In Breaking the Spell: Religion as a Natural Phenomenon Daniel Dennett cites Julian Jaynes "brilliant but quirky and unreliable book" The Origins of Consciousness in the Breakdown of the Bicameral Mind as noting "that the very idea of randomness or chance is of quite recent origin" (Dennet, p. 133):

"Sortilege or the casting of lots differs from omens in that it is active and designed to provoke the gods' answers to specific questions in novel situations. It consisted of throwing marked sticks, stones, bones, or beans upon the ground, or picking one out of a group held in a bowl, or tossing such markers in the lap of a tunic until one fell out. Sometimes it was to answer yes or no, at other time to choose one out of a group of men, plots, or alternatives. But this simplicity -- even triviality to us -- should not blind us from seeing the profound psychological problem involved, as well as appreciating its remarkable historical significance. We are so used to the huge variety of games of chance, of throwing dice, roulette wheels, etc., all of the vestiges of the ancient practice of divination by lots, that we find it difficult to really appreciate the significance of this practice historically. It is a help here to realize that there was no concept of chance whatever until very recent times. Therefore, the discovery (how odd to think of it as a discovery!) of deciding an issue by throwing sticks or beans on the ground was an extremely momentous one for the future of mankind. For, because there was no chance, the result had to be caused by the gods whose intentions were being divined." (Jaynes, p. 339-240)

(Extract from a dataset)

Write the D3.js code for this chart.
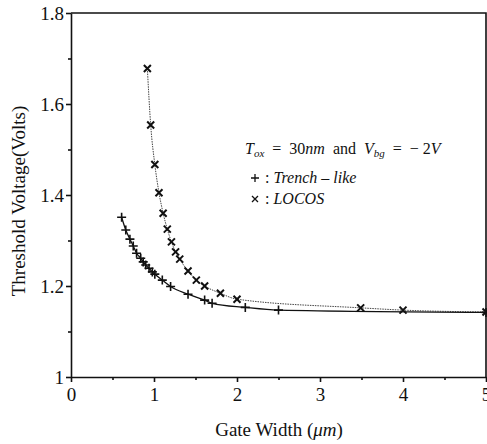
<!DOCTYPE html>
<html>
<head>
    <title>Threshold Voltage vs Gate Width</title>
    <script src="https://d3js.org/d3.v7.min.js"></script>
    <style>
        body {
            margin: 0;
            background: #fff;
        }
        svg text {
            font-family: "Liberation Serif", "Times New Roman", serif;
            fill: #111;
            white-space: pre;
        }
        .domain {
            stroke: #111;
        }
    </style>
</head>
<body>
    <svg id="chart" width="487" height="444"></svg>

    <script>
        // Data
        const trenchWidth = [0.61, 0.66, 0.71, 0.75, 0.79, 0.84, 0.87, 0.9, 0.94, 0.98, 1.01, 1.1, 1.2, 1.41, 1.61, 1.7, 2.1, 2.5, 5.0];
        const trenchVt    = [1.351, 1.323, 1.303, 1.288, 1.272, 1.261, 1.253, 1.246, 1.239, 1.231, 1.226, 1.213, 1.199, 1.182, 1.169, 1.162, 1.153, 1.147, 1.142];

        const locosWidth = [0.92, 0.96, 1.01, 1.06, 1.11, 1.16, 1.21, 1.26, 1.31, 1.41, 1.51, 1.61, 1.8, 2.0, 3.49, 4.0, 5.0];
        const locosVt    = [1.678, 1.554, 1.467, 1.405, 1.36, 1.325, 1.297, 1.275, 1.259, 1.233, 1.213, 1.2, 1.184, 1.171, 1.152, 1.147, 1.143];

        const xTicks = [0, 1, 2, 3, 4, 5];
        const xMinorTicks = [0.5, 1.5, 2.5, 3.5, 4.5];
        const yTicks = [1, 1.2, 1.4, 1.6, 1.8];
        const yMinorTicks = [1.1, 1.3, 1.5, 1.7];

        const svg = d3.select('#chart');

        const x = d3.scaleLinear().domain([0, 5]).range([71, 486]);
        const y = d3.scaleLinear().domain([1, 1.8]).range([377, 13]);

        // frame (top and right sides)
        svg.append('path')
            .attr('d', `M ${x(0)} ${y(1.8)} H ${x(5)} V ${y(1)}`)
            .attr('fill', 'none')
            .attr('stroke', '#111')
            .attr('stroke-width', 1.6);

        // x axis
        svg.append('g')
            .attr('transform', `translate(0,${y(1)})`)
            .call(d3.axisBottom(x).tickValues(xTicks).tickSize(5).tickSizeOuter(0).tickPadding(6)
                .tickFormat(d3.format('d')));
        svg.append('g')
            .attr('transform', `translate(0,${y(1)})`)
            .call(d3.axisBottom(x).tickValues(xMinorTicks).tickSize(3).tickSizeOuter(0).tickFormat(''))
            .select('.domain').remove();

        // y axis
        svg.append('g')
            .attr('transform', `translate(${x(0)},0)`)
            .call(d3.axisLeft(y).tickValues(yTicks).tickSize(5).tickSizeOuter(0).tickPadding(2)
                .tickFormat(d => String(d)));
        svg.append('g')
            .attr('transform', `translate(${x(0)},0)`)
            .call(d3.axisLeft(y).tickValues(yMinorTicks).tickSize(3).tickSizeOuter(0).tickFormat(''))
            .select('.domain').remove();

        svg.selectAll('.tick line').attr('stroke', '#111').attr('stroke-width', 1.6);
        svg.selectAll('.domain').attr('stroke-width', 1.6);
        svg.selectAll('.tick text')
            .attr('font-size', 19)
            .style('font-family', '"Liberation Serif", serif')
            .attr('fill', '#111');

        // axis titles
        const xTitle = svg.append('text')
            .attr('x', 279)
            .attr('y', 436)
            .attr('text-anchor', 'middle')
            .attr('font-size', 19);
        xTitle.append('tspan').text('Gate Width ');
        xTitle.append('tspan').text('(');
        xTitle.append('tspan').attr('font-style', 'italic').text('\u03bcm');
        xTitle.append('tspan').text(')');

        svg.append('text')
            .attr('transform', `translate(25,201) rotate(-90)`)
            .attr('text-anchor', 'middle')
            .attr('font-size', 19)
            .text('Threshold Voltage(Volts)');

        // curves
        const trench = trenchWidth.map((w, i) => [w, trenchVt[i]]);
        const locos = locosWidth.map((w, i) => [w, locosVt[i]]);

        const line = d3.line()
            .x(d => x(d[0]))
            .y(d => y(d[1]))
            .curve(d3.curveMonotoneX);

        svg.append('path')
            .attr('d', line(locos))
            .attr('fill', 'none')
            .attr('stroke', '#444')
            .attr('stroke-width', 1)
            .attr('stroke-dasharray', '1.5,1');

        svg.append('path')
            .attr('d', line(trench))
            .attr('fill', 'none')
            .attr('stroke', '#111')
            .attr('stroke-width', 1.3);

        // markers
        const plus = (px, py, s) => `M ${px - s} ${py} H ${px + s} M ${px} ${py - s} V ${py + s}`;
        const cross = (px, py, s) => `M ${px - s} ${py - s} L ${px + s} ${py + s} M ${px - s} ${py + s} L ${px + s} ${py - s}`;

        svg.append('g').selectAll('path')
            .data(trench)
            .join('path')
            .attr('d', d => plus(x(d[0]), y(d[1]), 4.5))
            .attr('stroke', '#111')
            .attr('stroke-width', 1.6);

        svg.append('g').selectAll('path')
            .data(locos)
            .join('path')
            .attr('d', d => cross(x(d[0]), y(d[1]), 3.5))
            .attr('stroke', '#111')
            .attr('stroke-width', 2);

        // legend
        const leg1 = svg.append('text')
            .attr('x', 245)
            .attr('y', 154)
            .attr('font-size', 16);
        leg1.append('tspan').attr('font-style', 'italic').text('T');
        leg1.append('tspan').attr('font-style', 'italic').attr('font-size', 11).attr('dy', 3).text('ox');
        leg1.append('tspan').attr('dy', -3).text('  =  30');
        leg1.append('tspan').attr('font-style', 'italic').text('nm');
        leg1.append('tspan').text('  and  ');
        leg1.append('tspan').attr('font-style', 'italic').text('V');
        leg1.append('tspan').attr('font-style', 'italic').attr('font-size', 11).attr('dy', 3).text('bg');
        leg1.append('tspan').attr('dy', -3).text('  =  \u2212 2');
        leg1.append('tspan').attr('font-style', 'italic').text('V');

        svg.append('path')
            .attr('d', plus(255, 178, 4))
            .attr('stroke', '#111')
            .attr('stroke-width', 1.3);
        svg.append('path')
            .attr('d', cross(255, 199, 3))
            .attr('stroke', '#111')
            .attr('stroke-width', 1.3);

        const leg2 = svg.append('text').attr('x', 265).attr('y', 183).attr('font-size', 16);
        leg2.append('tspan').text(': ');
        leg2.append('tspan').attr('font-style', 'italic').text('Trench \u2013 like');

        const leg3 = svg.append('text').attr('x', 265).attr('y', 204).attr('font-size', 16);
        leg3.append('tspan').text(': ');
        leg3.append('tspan').attr('font-style', 'italic').text('LOCOS');
    </script>
</body>
</html>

Software Transactional Memory

I saw an interesting tech talk recently by someone from Intel on their work on Software Transactional Memory. A question from the audience pointed out an interesting problem with exceptions (also discussed under "Implementation issues" in the Wikipedia article). In STM threads perform optimistic reads, and are retried at commit time if conflicts are detected. Because the reads are "dirty" inconsistent states may be seen, and null pointer or division by zero exceptions may be thrown. The application programmer must recognize this possibility and distinguish between transient (should be retried) and fatal errors. STM trades off the complexity of locking with the complexity of understanding the effects of inconsistent reads. Opposite to the suggestion in Wikipedia, perhaps the system could check for conflicts at the point of exception, and automatically retry if one is found. Of course STM still doesn't work for non-restartable operations, such as I/O. I find the ACID (Atomic, Consistent, Isolated, Durable) status of STM transactions debatable (and advocates don't claim to satisfy all of them).

First Post

This blog will probably be a collection of ideas for possible future articles on my web site.